— Written exercise —
All of the listing below must be repeated word for word. Pictures are the only thing to omit.

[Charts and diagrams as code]
>> start
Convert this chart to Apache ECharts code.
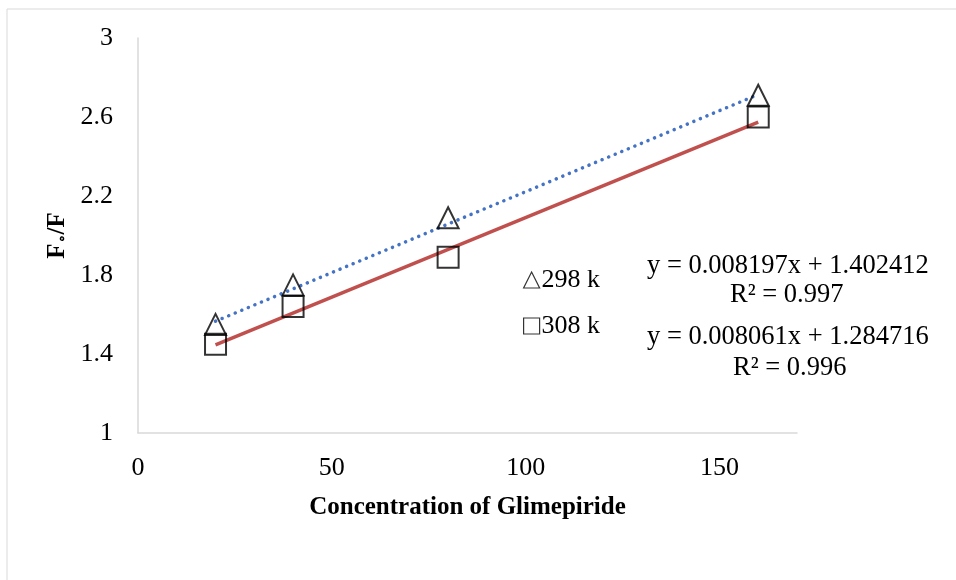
<!DOCTYPE html>
<html>
<head>
<meta charset="utf-8">
<script src="https://cdn.jsdelivr.net/npm/echarts@6/dist/echarts.min.js"></script>
<style>
  html, body { margin: 0; padding: 0; background: #fff; }
  #main { width: 956px; height: 580px; }
</style>
</head>
<body>
<div id="main"></div>
<script>
// values
var concentration = [20, 40, 80, 160];
var ratio298 = [1.55, 1.75, 2.09, 2.71];
var ratio308 = [1.45, 1.64, 1.89, 2.60];

// trendline ends, from the equations printed on the chart
var trend298 = [[20, 1.566], [160, 2.714]];
var trend308 = [[20, 1.446], [160, 2.574]];

var xTicks = [0, 50, 100, 150];
var yTicks = [1, 1.4, 1.8, 2.2, 2.6, 3];

var seriesNames = ['298 k', '308 k'];
var eqText = [
    ['y = 0.008197x + 1.402412', 'R² = 0.997'],
    ['y = 0.008061x + 1.284716', 'R² = 0.996']
];

var serif = '"Liberation Serif", "Times New Roman", serif';

function pairs(xs, ys) {
    return xs.map(function (x, i) { return [x, ys[i]]; });
}

var markerStyle = {
    color: 'rgba(0,0,0,0)',
    borderColor: '#000',
    borderWidth: 2
};

var eqFont = '26.5px ' + serif;

var option = {
    backgroundColor: '#fff',
    animation: false,
    grid: { left: 138, top: 38, width: 659, height: 395, containLabel: false },
    legend: {
        orient: 'vertical',
        left: 518,
        top: 262,
        itemWidth: 16,
        itemHeight: 16,
        itemGap: 20,
        data: seriesNames,
        itemStyle: { borderWidth: 1.2 },
        textStyle: { fontFamily: serif, fontSize: 26, color: '#000', padding: [0, 0, 0, -3] }
    },
    xAxis: {
        type: 'value',
        min: xTicks[0],
        max: 170,
        interval: xTicks[1] - xTicks[0],
        name: 'Concentration of Glimepiride',
        nameLocation: 'middle',
        nameGap: 62,
        nameTextStyle: { fontFamily: serif, fontSize: 25, fontWeight: 'bold', color: '#000' },
        axisLine: { show: true, lineStyle: { color: '#d9d9d9', width: 1.5 } },
        axisTick: { show: false },
        splitLine: { show: false },
        axisLabel: {
            margin: 22,
            fontFamily: serif,
            fontSize: 26,
            color: '#000',
            formatter: function (v) { return xTicks.indexOf(v) >= 0 ? String(v) : ''; }
        }
    },
    yAxis: {
        type: 'value',
        min: yTicks[0],
        max: yTicks[yTicks.length - 1],
        interval: 0.4,
        name: 'F{s|∘}/F',
        nameLocation: 'middle',
        nameGap: 67,
        nameTextStyle: {
            fontFamily: serif, fontSize: 25, fontWeight: 'bold', color: '#000',
            rich: { s: { fontFamily: serif, fontSize: 14, fontWeight: 'bold', color: '#000', verticalAlign: 'bottom' } }
        },
        axisLine: { show: true, lineStyle: { color: '#d9d9d9', width: 1.5 } },
        axisTick: { show: false },
        splitLine: { show: false },
        axisLabel: {
            margin: 25,
            fontFamily: serif,
            fontSize: 26,
            color: '#000',
            formatter: function (v) {
                var t = yTicks.filter(function (k) { return Math.abs(k - v) < 1e-6; });
                return t.length ? String(t[0]) : '';
            }
        }
    },
    series: [
        {
            name: 'trend 298',
            type: 'line',
            data: trend298,
            symbol: 'none',
            silent: true,
            lineStyle: { color: '#4472C4', width: 3.5, type: [0.1, 7], cap: 'round' },
            z: 2
        },
        {
            name: 'trend 308',
            type: 'line',
            data: trend308,
            symbol: 'none',
            silent: true,
            lineStyle: { color: '#C0504D', width: 3.5 },
            z: 2
        },
        {
            name: seriesNames[0],
            type: 'scatter',
            data: pairs(concentration, ratio298),
            symbol: 'triangle',
            symbolSize: 21,
            itemStyle: markerStyle,
            z: 3
        },
        {
            name: seriesNames[1],
            type: 'scatter',
            data: pairs(concentration, ratio308),
            symbol: 'rect',
            symbolSize: 21,
            itemStyle: markerStyle,
            z: 3
        }
    ],
    graphic: [
        {
            type: 'rect',
            shape: { x: 7, y: 9, width: 1000, height: 620 },
            style: { fill: 'none', stroke: '#d9d9d9', lineWidth: 1 },
            silent: true
        },
        {
            type: 'text', left: 647, top: 253,
            style: { text: eqText[0][0], font: eqFont, fill: '#000' }
        },
        {
            type: 'text', left: 730, top: 282,
            style: { text: eqText[0][1], font: eqFont, fill: '#000' }
        },
        {
            type: 'text', left: 647, top: 324,
            style: { text: eqText[1][0], font: eqFont, fill: '#000' }
        },
        {
            type: 'text', left: 733, top: 355,
            style: { text: eqText[1][1], font: eqFont, fill: '#000' }
        }
    ]
};

var chart = echarts.init(document.getElementById('main'));
chart.setOption(option);
</script>
</body>
</html>
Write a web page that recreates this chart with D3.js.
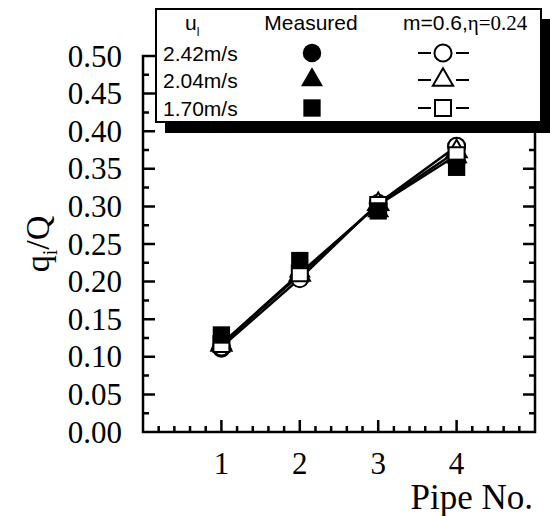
>> end
— Task solution —
Convert this chart to Apache ECharts code.
<!DOCTYPE html>
<html>
<head>
<meta charset="utf-8">
<script src="https://cdn.jsdelivr.net/npm/echarts@6/dist/echarts.min.js"></script>
<style>
  html, body { margin: 0; padding: 0; background: #fff; }
  #main { width: 956px; height: 580px; }
</style>
</head>
<body>
<div id="main"></div>
<script>
// values
var concentration = [20, 40, 80, 160];
var ratio298 = [1.55, 1.75, 2.09, 2.71];
var ratio308 = [1.45, 1.64, 1.89, 2.60];

// trendline ends, from the equations printed on the chart
var trend298 = [[20, 1.566], [160, 2.714]];
var trend308 = [[20, 1.446], [160, 2.574]];

var xTicks = [0, 50, 100, 150];
var yTicks = [1, 1.4, 1.8, 2.2, 2.6, 3];

var seriesNames = ['298 k', '308 k'];
var eqText = [
    ['y = 0.008197x + 1.402412', 'R² = 0.997'],
    ['y = 0.008061x + 1.284716', 'R² = 0.996']
];

var serif = '"Liberation Serif", "Times New Roman", serif';

function pairs(xs, ys) {
    return xs.map(function (x, i) { return [x, ys[i]]; });
}

var markerStyle = {
    color: 'rgba(0,0,0,0)',
    borderColor: '#000',
    borderWidth: 2
};

var eqFont = '26.5px ' + serif;

var option = {
    backgroundColor: '#fff',
    animation: false,
    grid: { left: 138, top: 38, width: 659, height: 395, containLabel: false },
    legend: {
        orient: 'vertical',
        left: 518,
        top: 262,
        itemWidth: 16,
        itemHeight: 16,
        itemGap: 20,
        data: seriesNames,
        itemStyle: { borderWidth: 1.2 },
        textStyle: { fontFamily: serif, fontSize: 26, color: '#000', padding: [0, 0, 0, -3] }
    },
    xAxis: {
        type: 'value',
        min: xTicks[0],
        max: 170,
        interval: xTicks[1] - xTicks[0],
        name: 'Concentration of Glimepiride',
        nameLocation: 'middle',
        nameGap: 62,
        nameTextStyle: { fontFamily: serif, fontSize: 25, fontWeight: 'bold', color: '#000' },
        axisLine: { show: true, lineStyle: { color: '#d9d9d9', width: 1.5 } },
        axisTick: { show: false },
        splitLine: { show: false },
        axisLabel: {
            margin: 22,
            fontFamily: serif,
            fontSize: 26,
            color: '#000',
            formatter: function (v) { return xTicks.indexOf(v) >= 0 ? String(v) : ''; }
        }
    },
    yAxis: {
        type: 'value',
        min: yTicks[0],
        max: yTicks[yTicks.length - 1],
        interval: 0.4,
        name: 'F{s|∘}/F',
        nameLocation: 'middle',
        nameGap: 67,
        nameTextStyle: {
            fontFamily: serif, fontSize: 25, fontWeight: 'bold', color: '#000',
            rich: { s: { fontFamily: serif, fontSize: 14, fontWeight: 'bold', color: '#000', verticalAlign: 'bottom' } }
        },
        axisLine: { show: true, lineStyle: { color: '#d9d9d9', width: 1.5 } },
        axisTick: { show: false },
        splitLine: { show: false },
        axisLabel: {
            margin: 25,
            fontFamily: serif,
            fontSize: 26,
            color: '#000',
            formatter: function (v) {
                var t = yTicks.filter(function (k) { return Math.abs(k - v) < 1e-6; });
                return t.length ? String(t[0]) : '';
            }
        }
    },
    series: [
        {
            name: 'trend 298',
            type: 'line',
            data: trend298,
            symbol: 'none',
            silent: true,
            lineStyle: { color: '#4472C4', width: 3.5, type: [0.1, 7], cap: 'round' },
            z: 2
        },
        {
            name: 'trend 308',
            type: 'line',
            data: trend308,
            symbol: 'none',
            silent: true,
            lineStyle: { color: '#C0504D', width: 3.5 },
            z: 2
        },
        {
            name: seriesNames[0],
            type: 'scatter',
            data: pairs(concentration, ratio298),
            symbol: 'triangle',
            symbolSize: 21,
            itemStyle: markerStyle,
            z: 3
        },
        {
            name: seriesNames[1],
            type: 'scatter',
            data: pairs(concentration, ratio308),
            symbol: 'rect',
            symbolSize: 21,
            itemStyle: markerStyle,
            z: 3
        }
    ],
    graphic: [
        {
            type: 'rect',
            shape: { x: 7, y: 9, width: 1000, height: 620 },
            style: { fill: 'none', stroke: '#d9d9d9', lineWidth: 1 },
            silent: true
        },
        {
            type: 'text', left: 647, top: 253,
            style: { text: eqText[0][0], font: eqFont, fill: '#000' }
        },
        {
            type: 'text', left: 730, top: 282,
            style: { text: eqText[0][1], font: eqFont, fill: '#000' }
        },
        {
            type: 'text', left: 647, top: 324,
            style: { text: eqText[1][0], font: eqFont, fill: '#000' }
        },
        {
            type: 'text', left: 733, top: 355,
            style: { text: eqText[1][1], font: eqFont, fill: '#000' }
        }
    ]
};

var chart = echarts.init(document.getElementById('main'));
chart.setOption(option);
</script>
</body>
</html>
Write a web page that recreates this chart with D3.js.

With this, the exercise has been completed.